# Son's first Bear



## buck37 (Aug 8, 2002)

My son went to Western U.P. for the first time to Bear camp last week. He went out bear hunting 5 times and saw a bear every time he went out. We ended up shooting 3 bears out of 4 permits. I'm didn't take a bear but my son, brother and cousing did. With 3 bears this year, one bear the last 2 years we have killed more bears than bucks. Camp is starting to become Bear camp rather than Deer Camp. We were calling my son the bear whisperer at camp for seeing so many bear.


----------



## MIpikeGuy (May 27, 2011)

congratulations to you and your son! Going to do any type of mount with it being his first bear?


----------



## Firefighter (Feb 14, 2007)

Great success rate, and congrats to your son on a great bear!


----------



## KalamazooKid (Jun 20, 2005)

Cool - great job!:coolgleam


----------



## buck37 (Aug 8, 2002)

He's getting the head mounted.
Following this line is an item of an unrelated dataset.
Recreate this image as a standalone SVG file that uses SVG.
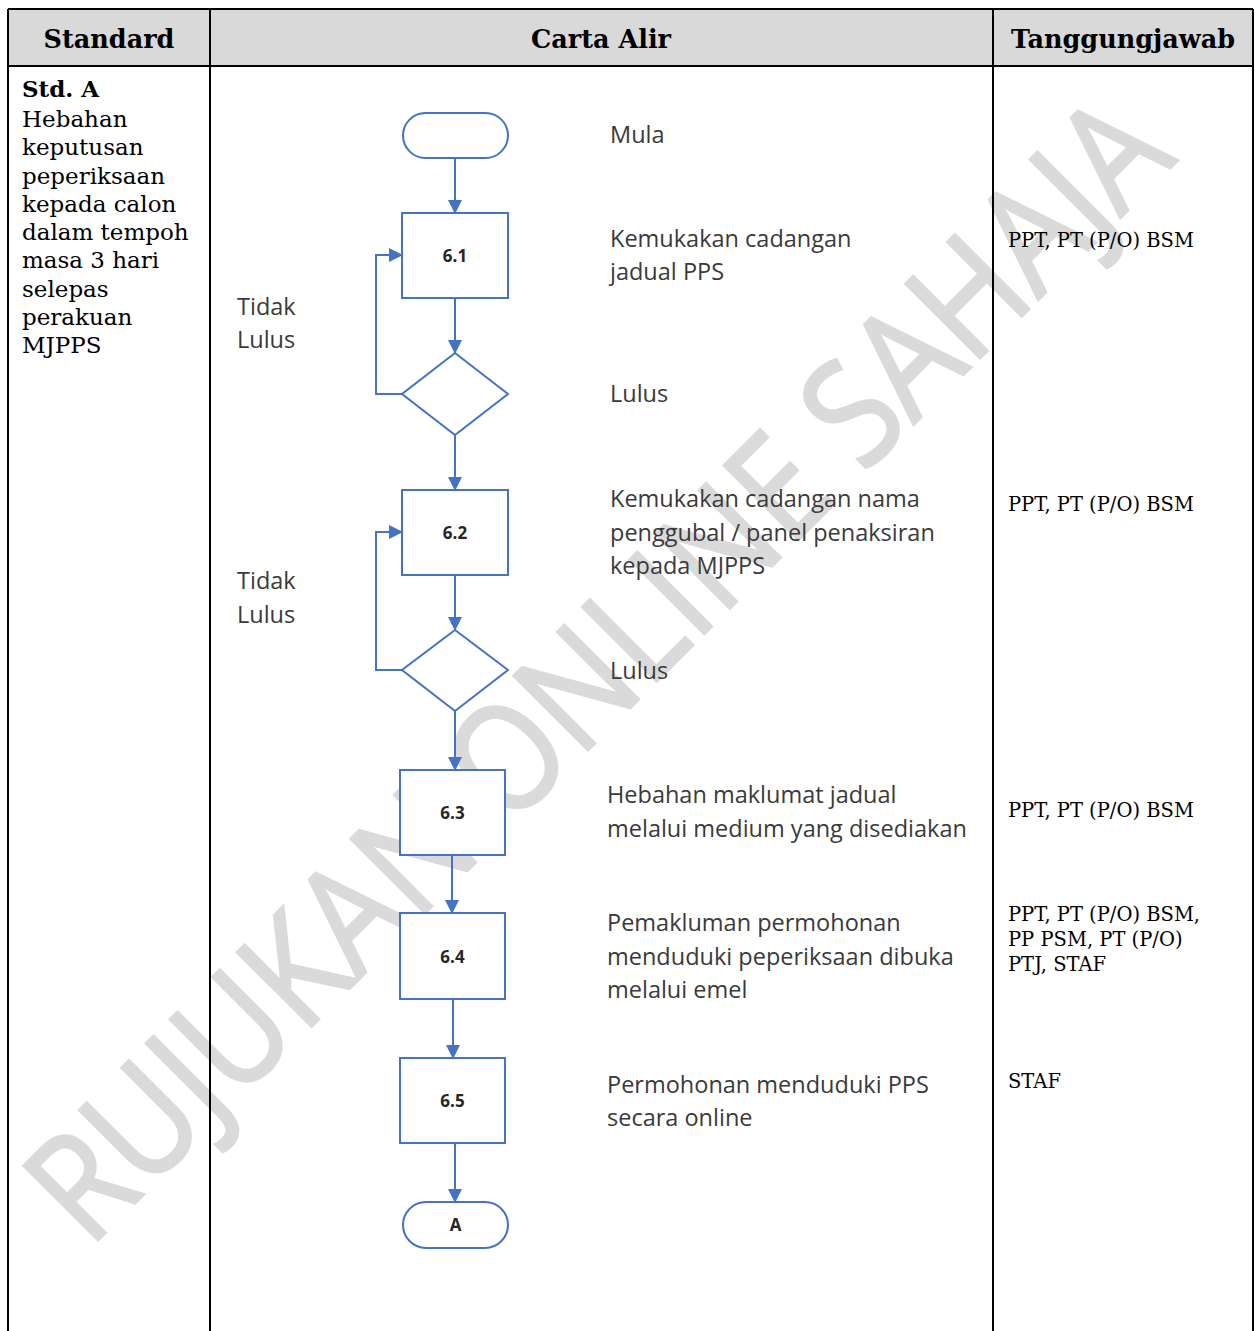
<svg xmlns="http://www.w3.org/2000/svg" width="1255" height="1331" viewBox="0 0 1255 1331">
<defs>
<marker id="ah" markerUnits="userSpaceOnUse" markerWidth="14" markerHeight="14" viewBox="0 0 14 14" refX="13" refY="7" orient="auto">
<path d="M0,0 L14,7 L0,14 Z" fill="#4472C4"/>
</marker>
<style>
.hdr{font-family:"DejaVu Serif","Liberation Serif",serif;font-weight:bold;font-size:25.5px;fill:#000;text-anchor:middle}
.std{font-family:"DejaVu Serif","Liberation Serif",serif;font-size:23px;fill:#000}
.resp{font-family:"DejaVu Serif","Liberation Serif",serif;font-size:19.5px;fill:#000}
.lbl{font-family:"Open Sans","Liberation Sans",sans-serif;font-size:23.5px;fill:#3a3a3a}
.num{font-family:"Open Sans","Liberation Sans",sans-serif;font-size:17px;font-weight:bold;fill:#262626;text-anchor:middle}
.shape{fill:#fff;stroke:#4472C4;stroke-width:2}
.conn{fill:none;stroke:#4472C4;stroke-width:2;marker-end:url(#ah)}
.grid{stroke:#000;stroke-width:2;fill:none}
</style>
</defs>
<rect x="0" y="0" width="1255" height="1331" fill="#fff"/>
<g id="watermark">
<text transform="translate(89,1249) rotate(-45)" font-family="'Open Sans','Liberation Sans',sans-serif" font-size="147" fill="#dadada" stroke="#dadada" stroke-width="3" textLength="1540" lengthAdjust="spacingAndGlyphs">RUJUKAN ONLINE SAHAJA</text>
</g>
<g id="table">
<rect x="8" y="9" width="1245" height="57" fill="#d9d9d9"/>
<line class="grid" x1="8" y1="9" x2="1253" y2="9"/>
<line class="grid" x1="8" y1="66" x2="1253" y2="66"/>
<line class="grid" x1="8" y1="9" x2="8" y2="1331"/>
<line class="grid" x1="210" y1="9" x2="210" y2="1331"/>
<line class="grid" x1="993" y1="9" x2="993" y2="1331"/>
<line class="grid" x1="1253" y1="9" x2="1253" y2="1331"/>
<text class="hdr" x="109" y="48">Standard</text>
<text class="hdr" x="601" y="48">Carta Alir</text>
<text class="hdr" x="1123" y="48">Tanggungjawab</text>
</g>
<g id="standard">
<text class="std" x="22" y="97" font-weight="bold">Std. A</text>
<text class="std" x="22" y="127">Hebahan</text>
<text class="std" x="22" y="155">keputusan</text>
<text class="std" x="22" y="184">peperiksaan</text>
<text class="std" x="22" y="212">kepada calon</text>
<text class="std" x="22" y="240">dalam tempoh</text>
<text class="std" x="22" y="268">masa 3 hari</text>
<text class="std" x="22" y="297">selepas</text>
<text class="std" x="22" y="325">perakuan</text>
<text class="std" x="22" y="353">MJPPS</text>
</g>
<g id="responsibility">
<text class="resp" x="1008" y="247">PPT, PT (P/O) BSM</text>
<text class="resp" x="1008" y="511">PPT, PT (P/O) BSM</text>
<text class="resp" x="1008" y="817">PPT, PT (P/O) BSM</text>
<text class="resp" x="1008" y="921">PPT, PT (P/O) BSM,</text>
<text class="resp" x="1008" y="946">PP PSM, PT (P/O)</text>
<text class="resp" x="1008" y="971">PTJ, STAF</text>
<text class="resp" x="1008" y="1088">STAF</text>
</g>
<g id="connectors">
<line class="conn" x1="455" y1="158" x2="455" y2="213"/>
<line class="conn" x1="455" y1="298" x2="455" y2="353"/>
<polyline class="conn" points="402,394 376,394 376,255 402,255"/>
<line class="conn" x1="455" y1="435" x2="455" y2="490"/>
<line class="conn" x1="455" y1="575" x2="455" y2="630"/>
<polyline class="conn" points="402,670 376,670 376,532 402,532"/>
<line class="conn" x1="455" y1="711" x2="455" y2="770"/>
<line class="conn" x1="452" y1="855" x2="452" y2="913"/>
<line class="conn" x1="453" y1="999" x2="453" y2="1058"/>
<line class="conn" x1="455" y1="1143" x2="455" y2="1202"/>
</g>
<g id="start">
<rect class="shape" x="403" y="113" width="105" height="45" rx="22.5"/>
</g>
<g id="n61">
<rect class="shape" x="402" y="213" width="106" height="85"/>
<text class="num" x="455" y="262">6.1</text>
</g>
<g id="d1">
<polygon class="shape" points="455,353 508,394 455,435 402,394"/>
</g>
<g id="n62">
<rect class="shape" x="402" y="490" width="106" height="85"/>
<text class="num" x="455" y="539">6.2</text>
</g>
<g id="d2">
<polygon class="shape" points="455,630 508,670 455,711 402,670"/>
</g>
<g id="n63">
<rect class="shape" x="400" y="770" width="105" height="85"/>
<text class="num" x="452.5" y="819">6.3</text>
</g>
<g id="n64">
<rect class="shape" x="400" y="913" width="105" height="86"/>
<text class="num" x="452.5" y="963">6.4</text>
</g>
<g id="n65">
<rect class="shape" x="400" y="1058" width="105" height="85"/>
<text class="num" x="452.5" y="1107">6.5</text>
</g>
<g id="end">
<rect class="shape" x="403" y="1202" width="105" height="46" rx="23"/>
<text class="num" x="455.5" y="1231">A</text>
</g>
<g id="labels">
<text class="lbl" x="610" y="143">Mula</text>
<text class="lbl" x="610" y="247">Kemukakan cadangan</text>
<text class="lbl" x="610" y="280">jadual PPS</text>
<text class="lbl" x="237" y="315">Tidak</text>
<text class="lbl" x="237" y="348">Lulus</text>
<text class="lbl" x="610" y="402">Lulus</text>
<text class="lbl" x="610" y="507">Kemukakan cadangan nama</text>
<text class="lbl" x="610" y="541">penggubal / panel penaksiran</text>
<text class="lbl" x="610" y="574">kepada MJPPS</text>
<text class="lbl" x="237" y="589">Tidak</text>
<text class="lbl" x="237" y="623">Lulus</text>
<text class="lbl" x="610" y="679">Lulus</text>
<text class="lbl" x="607" y="803">Hebahan maklumat jadual</text>
<text class="lbl" x="607" y="837">melalui medium yang disediakan</text>
<text class="lbl" x="607" y="931">Pemakluman permohonan</text>
<text class="lbl" x="607" y="965">menduduki peperiksaan dibuka</text>
<text class="lbl" x="607" y="998">melalui emel</text>
<text class="lbl" x="607" y="1093">Permohonan menduduki PPS</text>
<text class="lbl" x="607" y="1126">secara online</text>
</g>
</svg>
I have an uncle who is going to make him something from the claws, and we will do something with the skull when we get it back.  The bear is a 200# sow.


----------



## old graybeard (Jan 19, 2006)

Sounds like a great hunt, congrats to your son!


----------



## upmounty (Sep 26, 2007)

sounds like great hunting. congrats on a fine bear


----------



## Lizette (Dec 10, 2010)

Good harvest! congratulations to you and your son!


----------



## Luv2hunteup (Mar 22, 2003)

Sounds like you guys had a great hunt; congrats.


----------



## Zeek4657 (Nov 30, 2011)

Nice bear.


----------



## Callinalldeer (Jun 25, 2009)

congrats on a great hunt.


----------



## pikestalker (Dec 30, 2010)

Nice bear! I have a friend that lives in northern Wisconsin, he says they have to many bear. Sounds like it!


----------